-- begin --
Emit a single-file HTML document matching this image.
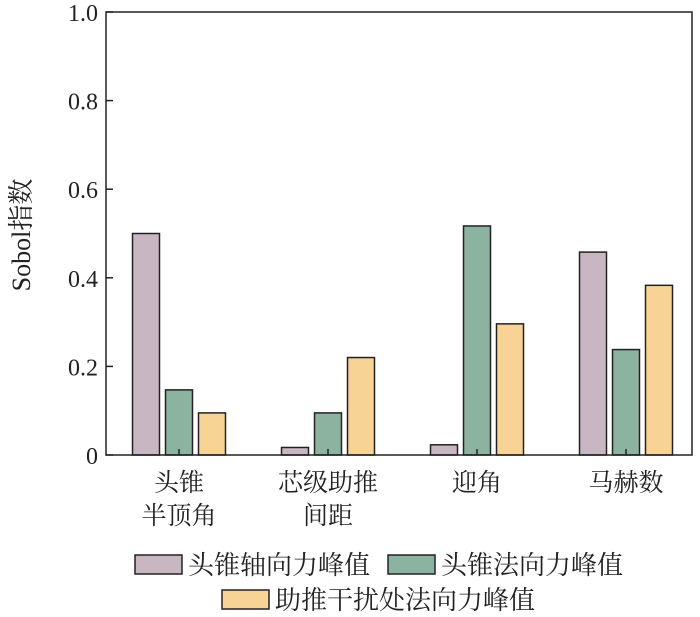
<!DOCTYPE html>
<html><head><meta charset="utf-8"><style>
body{margin:0;background:#fff;}
svg text{font-family:"Liberation Serif","Noto Serif CJK SC",serif;fill:#222;}
</style></head><body>
<svg id="chart" width="700" height="612" xmlns="http://www.w3.org/2000/svg"></svg>
<script>
const categories=[["头锥","半顶角"],["芯级助推","间距"],["迎角"],["马赫数"]];
const seriesNames=["头锥轴向力峰值","头锥法向力峰值","助推干扰处法向力峰值"];
const axialValues=[0.5,0.017,0.023,0.458];
const normalValues=[0.147,0.095,0.517,0.238];
const boosterValues=[0.095,0.22,0.296,0.383];
const yTicks=[0,0.2,0.4,0.6,0.8,1.0];
const yTickLabels=["0","0.2","0.4","0.6","0.8","1.0"];
const colors=["#c9b6c3","#8bb3a0","#f7d396"];
const NS="http://www.w3.org/2000/svg";
const svg=document.getElementById('chart');
const L=106,R=692,T=12,B=455;
const y=v=>B-(B-T)*v;
const xc=i=>179+149*i;
function mk(tag,attrs,parent){const e=document.createElementNS(NS,tag);for(const k in attrs)e.setAttribute(k,attrs[k]);(parent||svg).appendChild(e);return e;}
const series=[axialValues,normalValues,boosterValues];
const bw=27,step=33;
series.forEach((vals,s)=>{vals.forEach((v,i)=>{
 const r=mk('rect',{x:xc(i)+(s-1)*step-bw/2,y:y(v),width:bw,height:B-y(v),fill:colors[s],stroke:'#222','stroke-width':1.5});
 
 
});});
const f=mk('rect',{x:L,y:T,width:R-L,height:B-T,fill:'none',stroke:'#222','stroke-width':1.5});


yTicks.forEach((t,i)=>{
 const ln=mk('line',{x1:L,x2:L+7,y1:y(t),y2:y(t),stroke:'#222','stroke-width':1.5});
 
 
 const tx=mk('text',{x:98,y:y(t)+9,'text-anchor':'end','font-size':24});
 tx.textContent=yTickLabels[i];
 
 
});
categories.forEach((c,i)=>{
 const ln=mk('line',{x1:xc(i),x2:xc(i),y1:B,y2:B-6,stroke:'#222','stroke-width':1.5});
 
 
 c.forEach((s,j)=>{
  const tx=mk('text',{x:xc(i),y:491+j*33,'text-anchor':'middle','font-size':25});
  tx.textContent=s;
  
  
 });
});
const yt=mk('text',{x:0,y:0,'text-anchor':'middle','font-size':26,transform:'translate(30,235) rotate(-90)'});
yt.textContent="Sobol指数";


const legPos=[[135,555],[388,555],[222,590]];
seriesNames.forEach((n,s)=>{
 const [lx,ly]=legPos[s];
 const b=mk('rect',{x:lx,y:ly,width:47,height:19,fill:colors[s],stroke:'#222','stroke-width':1.5});
 
 
 const tx=mk('text',{x:lx+53,y:ly+19,'font-size':26});
 tx.textContent=n;
 
 
});
</script>
</body></html>
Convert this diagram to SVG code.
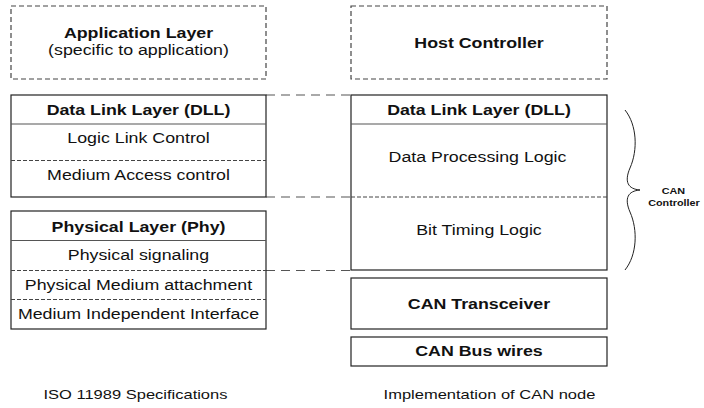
<svg xmlns="http://www.w3.org/2000/svg" width="704" height="408" viewBox="0 0 704 408">
<style>
.box{fill:#fff;stroke:#222;stroke-width:1.2}
.dbox{fill:#fff;stroke:#444;stroke-width:1.2;stroke-dasharray:5 3}
.div{stroke:#555;stroke-width:1.2}
.ddiv{stroke:#444;stroke-width:1;stroke-dasharray:4 2}
.conn{stroke:#555;stroke-width:1.2;stroke-dasharray:9 6;fill:none}
text{font-family:"Liberation Sans",Arial,sans-serif;fill:#111;text-anchor:middle}
.b{font-weight:bold;font-size:14px}
.r{font-size:14px}
.c{font-size:13px}
.s{font-weight:bold;font-size:8.5px}
</style>
<rect width="704" height="408" fill="#fff"/>
<g id="conns">
<line class="conn" x1="266" y1="95" x2="351" y2="95"/>
<line class="conn" x1="266" y1="197" x2="351" y2="197"/>
<line class="conn" x1="266" y1="270.5" x2="351" y2="270.5"/>
</g>
<g id="app">
<rect class="dbox" x="11" y="6" width="255" height="73"/>
<g transform="scale(1.27,1)">
<text class="b" x="109.06" y="38">Application Layer</text>
<text class="r" x="109.06" y="55">(specific to application)</text>
</g>
</g>
<g id="dll-left">
<rect class="box" x="11" y="95" width="255" height="102"/>
<line class="div" x1="11" y1="124" x2="266" y2="124"/>
<line class="ddiv" x1="11" y1="160.5" x2="266" y2="160.5"/>
<g transform="scale(1.27,1)">
<text class="b" x="109.06" y="115">Data Link Layer (DLL)</text>
<text class="r" x="109.06" y="143">Logic Link Control</text>
<text class="r" x="109.06" y="180">Medium Access control</text>
</g>
</g>
<g id="phy-left">
<rect class="box" x="11" y="211" width="255" height="118"/>
<line class="div" x1="11" y1="240.5" x2="266" y2="240.5"/>
<line class="ddiv" x1="11" y1="270.5" x2="266" y2="270.5"/>
<line class="ddiv" x1="11" y1="299.5" x2="266" y2="299.5"/>
<g transform="scale(1.27,1)">
<text class="b" x="109.06" y="232">Physical Layer (Phy)</text>
<text class="r" x="109.06" y="260">Physical signaling</text>
<text class="r" x="109.06" y="290.5">Physical Medium attachment</text>
<text class="r" x="109.06" y="319">Medium Independent Interface</text>
</g>
</g>
<g id="host">
<rect class="dbox" x="351" y="6" width="256" height="73"/>
<g transform="scale(1.27,1)">
<text class="b" x="377.17" y="48">Host Controller</text>
</g>
</g>
<g id="dll-right">
<rect class="box" x="351" y="95" width="256" height="175"/>
<line class="div" x1="351" y1="124" x2="607" y2="124"/>
<line class="ddiv" x1="351" y1="197" x2="607" y2="197"/>
<g transform="scale(1.27,1)">
<text class="b" x="377.17" y="115">Data Link Layer (DLL)</text>
<text class="r" x="376" y="162">Data Processing Logic</text>
<text class="r" x="377.17" y="235">Bit Timing Logic</text>
</g>
</g>
<g id="transceiver">
<rect class="box" x="351" y="278" width="256" height="51"/>
<g transform="scale(1.27,1)">
<text class="b" x="377.17" y="309">CAN Transceiver</text>
</g>
</g>
<g id="bus">
<rect class="box" x="351" y="337" width="256" height="29"/>
<g transform="scale(1.27,1)">
<text class="b" x="377.17" y="356">CAN Bus wires</text>
</g>
</g>
<g id="can-controller">
<path d="M625,110 C637,125 638,150 630,168 C624,182 628,189 640,190 C628,191 624,198 630,212 C638,230 637,255 625,270" fill="none" stroke="#222" stroke-width="1"/>
<g transform="scale(1.27,1)">
<text class="s" x="530.3" y="194">CAN</text>
<text class="s" x="530.7" y="206">Controller</text>
</g>
</g>
<g id="captions">
<g transform="scale(1.27,1)">
<text class="c" x="106.69" y="399">ISO 11989 Specifications</text>
<text class="c" x="385.43" y="399">Implementation of CAN node</text>
</g>
</g>
</svg>
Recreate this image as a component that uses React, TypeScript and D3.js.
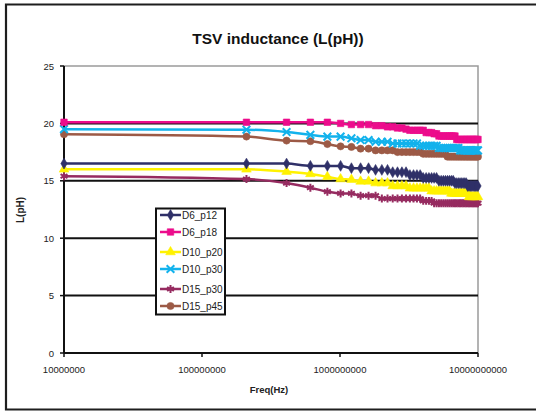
import React, { useEffect, useRef } from 'react';
import * as d3 from 'd3';

// sweep frequencies, MHz
const FREQ_MHZ = [
  10, 210, 410, 610, 810, 1010, 1210, 1410, 1610, 1810,
  2010, 2210, 2410, 2610, 2810, 3010, 3210, 3410, 3610, 3810,
  4010, 4210, 4410, 4610, 4810, 5010, 5210, 5410, 5610, 5810,
  6010, 6210, 6410, 6610, 6810, 7010, 7210, 7410, 7610, 7810,
  8010, 8210, 8410, 8610, 8810, 9010, 9210, 9410, 9610, 9810, 10000,
];

const D6_P12 = [
  16.5, 16.5, 16.5, 16.3, 16.3, 16.3, 16.1, 16.1, 16.1, 15.95,
  15.95, 15.95, 15.75, 15.75, 15.75, 15.75, 15.5, 15.5, 15.5, 15.5,
  15.25, 15.25, 15.25, 15.25, 15.25, 15.25, 15.0, 15.0, 15.0, 15.0,
  15.0, 15.0, 15.0, 15.0, 14.8, 14.8, 14.8, 14.8, 14.8, 14.8,
  14.8, 14.8, 14.55, 14.55, 14.55, 14.55, 14.55, 14.55, 14.55, 14.55, 14.55,
];

const D6_P18 = [
  20.1, 20.1, 20.1, 20.1, 20.1, 20.0, 19.9, 19.9, 19.9, 19.8,
  19.8, 19.7, 19.7, 19.6, 19.6, 19.5, 19.4, 19.4, 19.4, 19.4,
  19.4, 19.2, 19.2, 19.2, 19.1, 19.1, 18.9, 18.9, 18.9, 18.9,
  18.9, 18.9, 18.9, 18.9, 18.9, 18.6, 18.6, 18.6, 18.6, 18.6,
  18.6, 18.6, 18.6, 18.6, 18.6, 18.6, 18.6, 18.6, 18.6, 18.6, 18.6,
];

const D10_P20 = [
  16.0, 16.0, 15.8, 15.6, 15.35, 15.15, 15.1, 14.95, 14.95, 14.8,
  14.8, 14.8, 14.55, 14.55, 14.55, 14.55, 14.35, 14.35, 14.35, 14.35,
  14.35, 14.35, 14.35, 14.1, 14.1, 14.1, 14.1, 14.1, 14.1, 14.1,
  14.1, 14.1, 13.9, 13.9, 13.9, 13.9, 13.9, 13.9, 13.9, 13.9,
  13.9, 13.9, 13.9, 13.6, 13.6, 13.6, 13.6, 13.6, 13.6, 13.6, 13.6,
];

const D10_P30 = [
  19.5, 19.45, 19.25, 19.0, 18.85, 18.85, 18.7, 18.55, 18.55, 18.4,
  18.4, 18.4, 18.25, 18.25, 18.25, 18.25, 18.25, 18.25, 18.25, 18.05,
  18.05, 18.05, 18.05, 18.05, 18.05, 18.05, 17.85, 17.85, 17.85, 17.85,
  17.85, 17.85, 17.85, 17.85, 17.85, 17.85, 17.85, 17.65, 17.65, 17.65,
  17.65, 17.65, 17.65, 17.65, 17.65, 17.65, 17.65, 17.65, 17.65, 17.65, 17.65,
];

const D15_P30 = [
  15.4, 15.15, 14.8, 14.4, 14.05, 13.9, 13.9, 13.7, 13.7, 13.7,
  13.45, 13.45, 13.45, 13.45, 13.45, 13.45, 13.45, 13.45, 13.45, 13.45,
  13.25, 13.25, 13.25, 13.25, 13.05, 13.05, 13.05, 13.05, 13.05, 13.05,
  13.05, 13.05, 13.05, 13.05, 13.05, 13.05, 13.05, 13.05, 13.05, 13.05,
  13.05, 13.05, 13.05, 13.05, 13.05, 13.05, 13.05, 13.05, 13.05, 13.05, 13.05,
];

const D15_P45 = [
  19.05, 18.85, 18.5, 18.45, 18.2, 18.0, 17.95, 17.8, 17.8, 17.65,
  17.65, 17.65, 17.65, 17.5, 17.5, 17.5, 17.5, 17.5, 17.5, 17.5,
  17.35, 17.35, 17.35, 17.35, 17.35, 17.35, 17.35, 17.35, 17.35, 17.35,
  17.1, 17.1, 17.1, 17.1, 17.1, 17.1, 17.1, 17.1, 17.1, 17.1,
  17.1, 17.1, 17.1, 17.1, 17.1, 17.1, 17.1, 17.1, 17.1, 17.1, 17.1,
];

const SERIES = [
  { name: 'D6_p12', values: D6_P12, color: '#2f3068', symbol: d3.symbolDiamond, size: 34, stroke: false },
  { name: 'D6_p18', values: D6_P18, color: '#ec0c8c', symbol: d3.symbolSquare, size: 42, stroke: false },
  { name: 'D10_p20', values: D10_P20, color: '#fff200', symbol: d3.symbolTriangle, size: 40, stroke: false },
  { name: 'D10_p30', values: D10_P30, color: '#12b2ec', symbol: d3.symbolX, size: 40, stroke: true },
  { name: 'D15_p30', values: D15_P30, color: '#962b60', symbol: d3.symbolAsterisk, size: 44, stroke: true },
  { name: 'D15_p45', values: D15_P45, color: '#9c5a46', symbol: d3.symbolCircle, size: 40, stroke: false },
];

const Y_TICKS = [0, 5, 10, 15, 20, 25];
const X_TICKS = [1e7, 1e8, 1e9, 1e10];
const LEGEND_Y = [215, 232, 252, 269, 289, 306];

export default function App() {
  const ref = useRef<SVGSVGElement>(null);

  useEffect(() => {
    const svg = d3.select(ref.current);
    svg.selectAll('*').remove();

    const x = d3.scaleLog().domain([1e7, 1e10]).range([64, 478]);
    const y = d3.scaleLinear().domain([0, 25]).range([353, 66]);
    const font = 'Arial, "Liberation Sans", sans-serif';

    // outer frame (right side runs off the picture)
    svg.append('path')
      .attr('d', 'M600,4.5H6V409.5H600')
      .attr('fill', 'none')
      .attr('stroke', '#1e1e1e')
      .attr('stroke-width', 2.2);

    // title
    svg.append('text')
      .attr('x', 278).attr('y', 44)
      .attr('text-anchor', 'middle')
      .attr('font-family', font).attr('font-weight', 'bold').attr('font-size', '15.5px')
      .attr('fill', '#111')
      .text('TSV inductance (L(pH))');

    // plot frame, gray top + right
    svg.append('path')
      .attr('d', `M${x(1e7)},${y(25)}H${x(1e10)}V${y(0)}`)
      .attr('fill', 'none').attr('stroke', '#9a9a9a').attr('stroke-width', 1.5);

    // gridlines
    svg.append('g').selectAll('line')
      .data(Y_TICKS.filter(t => t > 0 && t < 25))
      .join('line')
      .attr('x1', x(1e7)).attr('x2', x(1e10))
      .attr('y1', d => y(d)).attr('y2', d => y(d))
      .attr('stroke', '#111').attr('stroke-width', 2);

    // axes lines
    svg.append('line')
      .attr('x1', x(1e7)).attr('x2', x(1e7)).attr('y1', y(25)).attr('y2', y(0))
      .attr('stroke', '#111').attr('stroke-width', 2);
    svg.append('line')
      .attr('x1', x(1e7)).attr('x2', x(1e10)).attr('y1', y(0)).attr('y2', y(0))
      .attr('stroke', '#111').attr('stroke-width', 2);

    // y ticks
    const yt = svg.append('g');
    yt.selectAll('line').data(Y_TICKS).join('line')
      .attr('x1', x(1e7) - 4).attr('x2', x(1e7))
      .attr('y1', d => y(d)).attr('y2', d => y(d))
      .attr('stroke', '#111').attr('stroke-width', 1.5);
    yt.selectAll('text').data(Y_TICKS).join('text')
      .attr('x', 54).attr('y', d => y(d) + 3.5)
      .attr('text-anchor', 'end')
      .attr('font-family', font).attr('font-size', '9.5px').attr('fill', '#222')
      .text(d => String(d));

    // x ticks
    const xt = svg.append('g');
    xt.selectAll('line').data(X_TICKS).join('line')
      .attr('x1', d => x(d)).attr('x2', d => x(d))
      .attr('y1', y(0)).attr('y2', y(0) + 4)
      .attr('stroke', '#111').attr('stroke-width', 1.5);
    xt.selectAll('text').data(X_TICKS).join('text')
      .attr('x', d => x(d)).attr('y', 373)
      .attr('text-anchor', 'middle')
      .attr('font-family', font).attr('font-size', '9.5px').attr('fill', '#222')
      .text(d => String(d));

    // axis titles
    svg.append('text')
      .attr('x', 269).attr('y', 393)
      .attr('text-anchor', 'middle')
      .attr('font-family', font).attr('font-weight', 'bold').attr('font-size', '9.5px').attr('fill', '#222')
      .text('Freq(Hz)');
    svg.append('text')
      .attr('transform', 'translate(24,210) rotate(-90)')
      .attr('text-anchor', 'middle')
      .attr('font-family', font).attr('font-weight', 'bold').attr('font-size', '10px').attr('fill', '#222')
      .text('L(pH)');

    const line = d3.line<number>()
      .x((_, i) => x(FREQ_MHZ[i] * 1e6))
      .y(d => y(d))
      .curve(d3.curveMonotoneX);

    const drawMarker = (g: any, s: any, cx: number, cy: number) => {
      const p = g.append('path')
        .attr('d', d3.symbol().type(s.symbol).size(s.size)())
        .attr('transform', `translate(${cx},${cy})`);
      if (s.stroke) p.attr('fill', 'none').attr('stroke', s.color).attr('stroke-width', 2);
      else p.attr('fill', s.color).attr('stroke', s.color).attr('stroke-width', 0.6);
    };

    // series (draw back-to-front like Excel)
    const order = [5, 4, 3, 2, 1, 0];
    order.forEach(k => {
      const s = SERIES[k];
      const g = svg.append('g');
      g.append('path')
        .attr('d', line(s.values))
        .attr('fill', 'none')
        .attr('stroke', s.color)
        .attr('stroke-width', 2.5);
      s.values.forEach((v, i) => drawMarker(g, s, x(FREQ_MHZ[i] * 1e6), y(v)));
    });

    // legend
    const lg = svg.append('g');
    lg.append('rect')
      .attr('x', 156).attr('y', 208.5).attr('width', 69).attr('height', 106)
      .attr('fill', '#fff').attr('stroke', '#111').attr('stroke-width', 2);
    SERIES.forEach((s, i) => {
      const ly = LEGEND_Y[i];
      lg.append('line')
        .attr('x1', 160).attr('x2', 181).attr('y1', ly).attr('y2', ly)
        .attr('stroke', s.color).attr('stroke-width', 2.5);
      drawMarker(lg, s, 170.5, ly);
      lg.append('text')
        .attr('x', 182).attr('y', ly + 3.5)
        .attr('font-family', font).attr('font-size', '10px').attr('fill', '#222')
        .text(s.name);
    });
  }, []);

  return (
    <svg
      ref={ref}
      width={536}
      height={414}
      style={{ position: 'absolute', left: 0, top: 0, background: '#fff' }}
    />
  );
}
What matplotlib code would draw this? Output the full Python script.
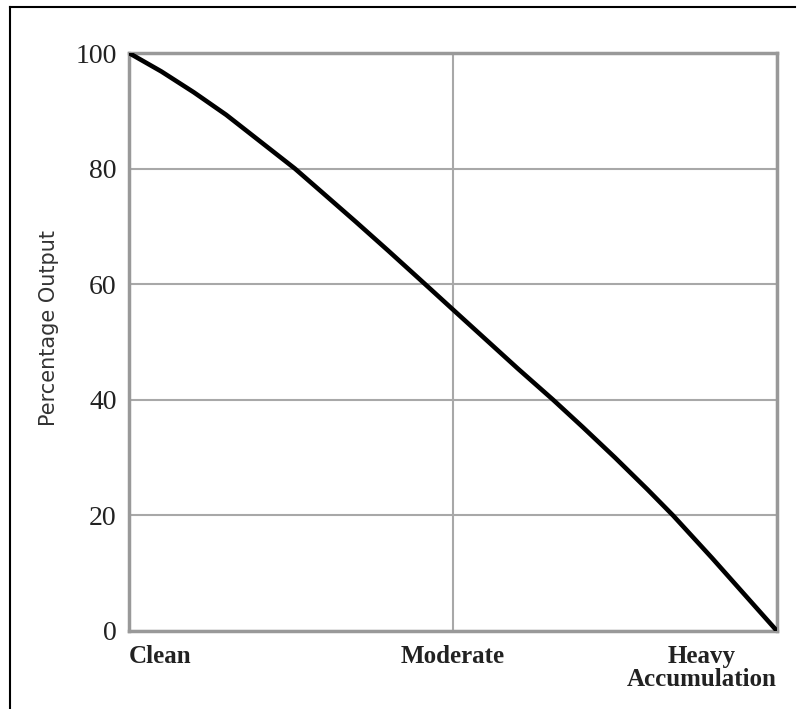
import matplotlib.pyplot as plt
from matplotlib.lines import Line2D

# Output vs. accumulation level (0 = Clean, 1 = Moderate, 2 = Heavy)
levels = [0, 0.1, 0.2, 0.3, 0.373, 0.512, 0.6, 0.7, 0.8, 0.914, 1.0, 1.1, 1.2,
          1.309, 1.4, 1.5, 1.6, 1.679, 1.8, 1.9, 2.0]
output = [100, 96.8, 93.2, 89.3, 86.1, 80, 75.7, 70.8, 65.8, 60, 55.6, 50.5, 45.4,
          40, 35.3, 30.0, 24.5, 20, 12.6, 6.3, 0]

tick_pos = [0, 1, 2]
tick_labels = ['Clean', 'Moderate', 'Heavy\nAccumulation']
y_ticks = [0, 20, 40, 60, 80, 100]

fig = plt.figure(figsize=(7.99, 7.09), dpi=100)
ax = fig.add_axes([129 / 799, 78 / 709, 648 / 799, 578 / 709])

ax.plot(levels, output, color='black', linewidth=3.3,
        solid_capstyle='round', solid_joinstyle='round', zorder=5)

ax.set_xlim(0, 2)
ax.set_ylim(0, 100)
ax.set_yticks(y_ticks)
ax.set_xticks(tick_pos)
ax.set_xticklabels(tick_labels, family='Liberation Serif', fontsize=18,
                   fontweight='bold', color='#222222', linespacing=1.0)
for lab, ha in zip(ax.get_xticklabels(), ['left', 'center', 'right']):
    lab.set_horizontalalignment(ha)
    lab.set_multialignment('center')
for lab in ax.get_yticklabels():
    lab.set_family('Liberation Serif')
    lab.set_fontsize(20)
    lab.set_color('#222222')

ax.tick_params(axis='both', length=0)
ax.tick_params(axis='y', pad=9)
ax.tick_params(axis='x', pad=10)

ax.grid(True, color='#a8a8a8', linewidth=1.5)
ax.set_axisbelow(True)
for sp in ax.spines.values():
    sp.set_color('#999999')
    sp.set_linewidth(2.5)

ax.set_ylabel('Percentage Output', family='DejaVu Sans', fontsize=15,
              color='#333333')
ax.yaxis.set_label_coords(-0.108, 0.524)

# partial frame around the figure (left and top edges)
fig.add_artist(Line2D([10 / 799, 10 / 799], [0, 1 - 7 / 709], color='black', linewidth=1.5))
fig.add_artist(Line2D([10 / 799, 795 / 799], [1 - 7 / 709, 1 - 7 / 709], color='black', linewidth=1.5))

fig.savefig('out.png', dpi=100)
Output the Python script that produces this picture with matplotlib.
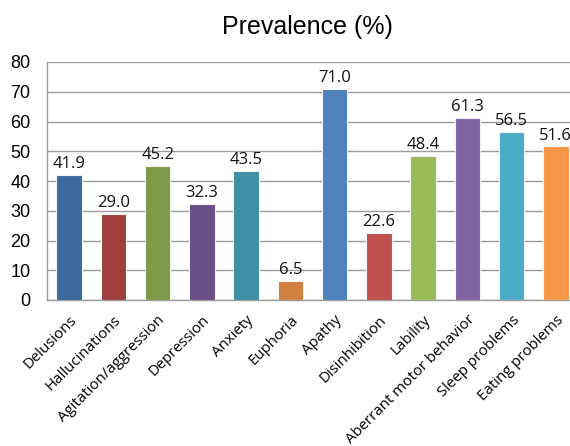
-- end --
Pull out all lines containing the word "that" from the entries above.

* Completed exercise:
Recreate this image as a component that uses React, TypeScript and D3.js.
Output the Python script that produces this picture with matplotlib.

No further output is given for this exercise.